Task goal
Reproduce all of the data exactly.

Data shown
------------

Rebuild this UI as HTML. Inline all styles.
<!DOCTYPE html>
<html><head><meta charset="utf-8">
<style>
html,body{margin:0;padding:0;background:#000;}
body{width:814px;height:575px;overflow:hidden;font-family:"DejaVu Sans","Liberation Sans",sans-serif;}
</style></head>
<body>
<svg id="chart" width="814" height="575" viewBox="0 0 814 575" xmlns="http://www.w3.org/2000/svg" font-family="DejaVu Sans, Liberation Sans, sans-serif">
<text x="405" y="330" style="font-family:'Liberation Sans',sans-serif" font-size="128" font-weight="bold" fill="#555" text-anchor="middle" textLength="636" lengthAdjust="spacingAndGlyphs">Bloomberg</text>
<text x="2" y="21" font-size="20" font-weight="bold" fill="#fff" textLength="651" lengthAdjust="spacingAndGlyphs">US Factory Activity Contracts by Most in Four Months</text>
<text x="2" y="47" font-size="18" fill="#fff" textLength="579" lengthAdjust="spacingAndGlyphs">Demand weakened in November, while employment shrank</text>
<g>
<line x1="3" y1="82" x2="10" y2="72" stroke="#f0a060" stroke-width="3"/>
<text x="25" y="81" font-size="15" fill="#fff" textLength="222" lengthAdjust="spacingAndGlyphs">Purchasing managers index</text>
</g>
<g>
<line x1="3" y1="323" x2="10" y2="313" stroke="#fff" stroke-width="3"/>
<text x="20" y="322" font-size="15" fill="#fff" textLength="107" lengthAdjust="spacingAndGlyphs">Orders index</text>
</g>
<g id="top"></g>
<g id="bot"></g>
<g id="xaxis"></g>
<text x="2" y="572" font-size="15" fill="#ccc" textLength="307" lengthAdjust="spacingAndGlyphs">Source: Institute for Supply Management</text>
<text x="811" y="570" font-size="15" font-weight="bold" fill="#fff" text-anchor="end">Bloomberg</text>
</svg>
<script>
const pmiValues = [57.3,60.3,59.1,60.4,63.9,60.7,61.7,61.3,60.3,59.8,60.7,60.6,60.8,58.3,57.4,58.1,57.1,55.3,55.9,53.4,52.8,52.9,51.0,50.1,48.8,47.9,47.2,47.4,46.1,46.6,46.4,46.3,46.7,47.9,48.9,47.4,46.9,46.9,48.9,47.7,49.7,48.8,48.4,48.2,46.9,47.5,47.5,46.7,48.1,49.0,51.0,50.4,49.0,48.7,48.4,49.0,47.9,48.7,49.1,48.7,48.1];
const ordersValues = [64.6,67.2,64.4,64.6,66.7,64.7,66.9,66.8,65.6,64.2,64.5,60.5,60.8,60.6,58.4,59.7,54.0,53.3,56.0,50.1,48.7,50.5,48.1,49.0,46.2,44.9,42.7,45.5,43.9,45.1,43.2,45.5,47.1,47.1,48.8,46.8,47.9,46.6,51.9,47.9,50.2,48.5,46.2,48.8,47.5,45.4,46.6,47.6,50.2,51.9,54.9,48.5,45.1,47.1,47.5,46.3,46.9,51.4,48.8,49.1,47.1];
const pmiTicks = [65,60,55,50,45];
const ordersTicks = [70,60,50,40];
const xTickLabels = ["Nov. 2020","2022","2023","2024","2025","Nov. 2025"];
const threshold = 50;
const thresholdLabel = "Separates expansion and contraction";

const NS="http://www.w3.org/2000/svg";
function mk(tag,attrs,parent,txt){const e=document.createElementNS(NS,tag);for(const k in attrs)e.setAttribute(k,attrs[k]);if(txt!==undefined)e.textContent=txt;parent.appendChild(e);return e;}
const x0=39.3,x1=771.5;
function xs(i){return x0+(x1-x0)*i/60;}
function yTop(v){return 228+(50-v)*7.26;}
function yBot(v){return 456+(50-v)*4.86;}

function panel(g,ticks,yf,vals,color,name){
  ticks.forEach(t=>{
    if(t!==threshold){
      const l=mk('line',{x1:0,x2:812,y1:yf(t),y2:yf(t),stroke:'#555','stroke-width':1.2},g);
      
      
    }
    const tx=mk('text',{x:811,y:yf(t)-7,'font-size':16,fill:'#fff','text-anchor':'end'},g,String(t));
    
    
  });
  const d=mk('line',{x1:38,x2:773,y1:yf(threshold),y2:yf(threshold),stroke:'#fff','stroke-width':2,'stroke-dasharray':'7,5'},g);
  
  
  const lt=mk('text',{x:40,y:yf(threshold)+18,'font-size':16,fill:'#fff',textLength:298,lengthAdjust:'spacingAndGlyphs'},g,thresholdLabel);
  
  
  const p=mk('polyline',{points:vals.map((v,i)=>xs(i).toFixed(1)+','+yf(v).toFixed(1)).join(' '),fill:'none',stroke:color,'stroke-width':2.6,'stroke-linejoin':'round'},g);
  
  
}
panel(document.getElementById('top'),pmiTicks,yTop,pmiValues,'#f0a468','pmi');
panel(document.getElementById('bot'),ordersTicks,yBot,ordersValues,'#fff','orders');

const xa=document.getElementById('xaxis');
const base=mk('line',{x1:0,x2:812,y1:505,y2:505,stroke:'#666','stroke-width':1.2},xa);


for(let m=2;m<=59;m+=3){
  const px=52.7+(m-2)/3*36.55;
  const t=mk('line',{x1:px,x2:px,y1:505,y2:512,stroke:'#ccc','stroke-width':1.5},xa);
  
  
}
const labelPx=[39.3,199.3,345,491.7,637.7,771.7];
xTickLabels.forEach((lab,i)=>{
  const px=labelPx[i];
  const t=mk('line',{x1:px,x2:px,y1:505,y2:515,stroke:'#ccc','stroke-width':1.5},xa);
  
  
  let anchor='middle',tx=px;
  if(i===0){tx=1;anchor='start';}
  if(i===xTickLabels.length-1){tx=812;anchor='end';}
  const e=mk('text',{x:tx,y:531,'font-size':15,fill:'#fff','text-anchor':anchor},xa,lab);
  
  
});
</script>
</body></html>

------------

Task result
Rebuild this UI as HTML. Inline all styles.
<!DOCTYPE html>
<html><head><meta charset="utf-8">
<style>
html,body{margin:0;padding:0;background:#000;}
body{width:814px;height:575px;overflow:hidden;font-family:"DejaVu Sans","Liberation Sans",sans-serif;}
</style></head>
<body>
<svg id="chart" width="814" height="575" viewBox="0 0 814 575" xmlns="http://www.w3.org/2000/svg" font-family="DejaVu Sans, Liberation Sans, sans-serif">
<text x="405" y="330" style="font-family:'Liberation Sans',sans-serif" font-size="128" font-weight="bold" fill="#555" text-anchor="middle" textLength="636" lengthAdjust="spacingAndGlyphs">Bloomberg</text>
<text x="2" y="21" font-size="20" font-weight="bold" fill="#fff" textLength="651" lengthAdjust="spacingAndGlyphs">US Factory Activity Contracts by Most in Four Months</text>
<text x="2" y="47" font-size="18" fill="#fff" textLength="579" lengthAdjust="spacingAndGlyphs">Demand weakened in November, while employment shrank</text>
<g>
<line x1="3" y1="82" x2="10" y2="72" stroke="#f0a060" stroke-width="3"/>
<text x="25" y="81" font-size="15" fill="#fff" textLength="222" lengthAdjust="spacingAndGlyphs">Purchasing managers index</text>
</g>
<g>
<line x1="3" y1="323" x2="10" y2="313" stroke="#fff" stroke-width="3"/>
<text x="20" y="322" font-size="15" fill="#fff" textLength="107" lengthAdjust="spacingAndGlyphs">Orders index</text>
</g>
<g id="top"></g>
<g id="bot"></g>
<g id="xaxis"></g>
<text x="2" y="572" font-size="15" fill="#ccc" textLength="307" lengthAdjust="spacingAndGlyphs">Source: Institute for Supply Management</text>
<text x="811" y="570" font-size="15" font-weight="bold" fill="#fff" text-anchor="end">Bloomberg</text>
</svg>
<script>
const pmiValues = [57.3,60.3,59.1,60.4,63.9,60.7,61.7,61.3,60.3,59.8,60.7,60.6,60.8,58.3,57.4,58.1,57.1,55.3,55.9,53.4,52.8,52.9,51.0,50.1,48.8,47.9,47.2,47.4,46.1,46.6,46.4,46.3,46.7,47.9,48.9,47.4,46.9,46.9,48.9,47.7,49.7,48.8,48.4,48.2,46.9,47.5,47.5,46.7,48.1,49.0,51.0,50.4,49.0,48.7,48.4,49.0,47.9,48.7,49.1,48.7,48.1];
const ordersValues = [64.6,67.2,64.4,64.6,66.7,64.7,66.9,66.8,65.6,64.2,64.5,60.5,60.8,60.6,58.4,59.7,54.0,53.3,56.0,50.1,48.7,50.5,48.1,49.0,46.2,44.9,42.7,45.5,43.9,45.1,43.2,45.5,47.1,47.1,48.8,46.8,47.9,46.6,51.9,47.9,50.2,48.5,46.2,48.8,47.5,45.4,46.6,47.6,50.2,51.9,54.9,48.5,45.1,47.1,47.5,46.3,46.9,51.4,48.8,49.1,47.1];
const pmiTicks = [65,60,55,50,45];
const ordersTicks = [70,60,50,40];
const xTickLabels = ["Nov. 2020","2022","2023","2024","2025","Nov. 2025"];
const threshold = 50;
const thresholdLabel = "Separates expansion and contraction";

const NS="http://www.w3.org/2000/svg";
function mk(tag,attrs,parent,txt){const e=document.createElementNS(NS,tag);for(const k in attrs)e.setAttribute(k,attrs[k]);if(txt!==undefined)e.textContent=txt;parent.appendChild(e);return e;}
const x0=39.3,x1=771.5;
function xs(i){return x0+(x1-x0)*i/60;}
function yTop(v){return 228+(50-v)*7.26;}
function yBot(v){return 456+(50-v)*4.86;}

function panel(g,ticks,yf,vals,color,name){
  ticks.forEach(t=>{
    if(t!==threshold){
      const l=mk('line',{x1:0,x2:812,y1:yf(t),y2:yf(t),stroke:'#555','stroke-width':1.2},g);
      
      
    }
    const tx=mk('text',{x:811,y:yf(t)-7,'font-size':16,fill:'#fff','text-anchor':'end'},g,String(t));
    
    
  });
  const d=mk('line',{x1:38,x2:773,y1:yf(threshold),y2:yf(threshold),stroke:'#fff','stroke-width':2,'stroke-dasharray':'7,5'},g);
  
  
  const lt=mk('text',{x:40,y:yf(threshold)+18,'font-size':16,fill:'#fff',textLength:298,lengthAdjust:'spacingAndGlyphs'},g,thresholdLabel);
  
  
  const p=mk('polyline',{points:vals.map((v,i)=>xs(i).toFixed(1)+','+yf(v).toFixed(1)).join(' '),fill:'none',stroke:color,'stroke-width':2.6,'stroke-linejoin':'round'},g);
  
  
}
panel(document.getElementById('top'),pmiTicks,yTop,pmiValues,'#f0a468','pmi');
panel(document.getElementById('bot'),ordersTicks,yBot,ordersValues,'#fff','orders');

const xa=document.getElementById('xaxis');
const base=mk('line',{x1:0,x2:812,y1:505,y2:505,stroke:'#666','stroke-width':1.2},xa);


for(let m=2;m<=59;m+=3){
  const px=52.7+(m-2)/3*36.55;
  const t=mk('line',{x1:px,x2:px,y1:505,y2:512,stroke:'#ccc','stroke-width':1.5},xa);
  
  
}
const labelPx=[39.3,199.3,345,491.7,637.7,771.7];
xTickLabels.forEach((lab,i)=>{
  const px=labelPx[i];
  const t=mk('line',{x1:px,x2:px,y1:505,y2:515,stroke:'#ccc','stroke-width':1.5},xa);
  
  
  let anchor='middle',tx=px;
  if(i===0){tx=1;anchor='start';}
  if(i===xTickLabels.length-1){tx=812;anchor='end';}
  const e=mk('text',{x:tx,y:531,'font-size':15,fill:'#fff','text-anchor':anchor},xa,lab);
  
  
});
</script>
</body></html>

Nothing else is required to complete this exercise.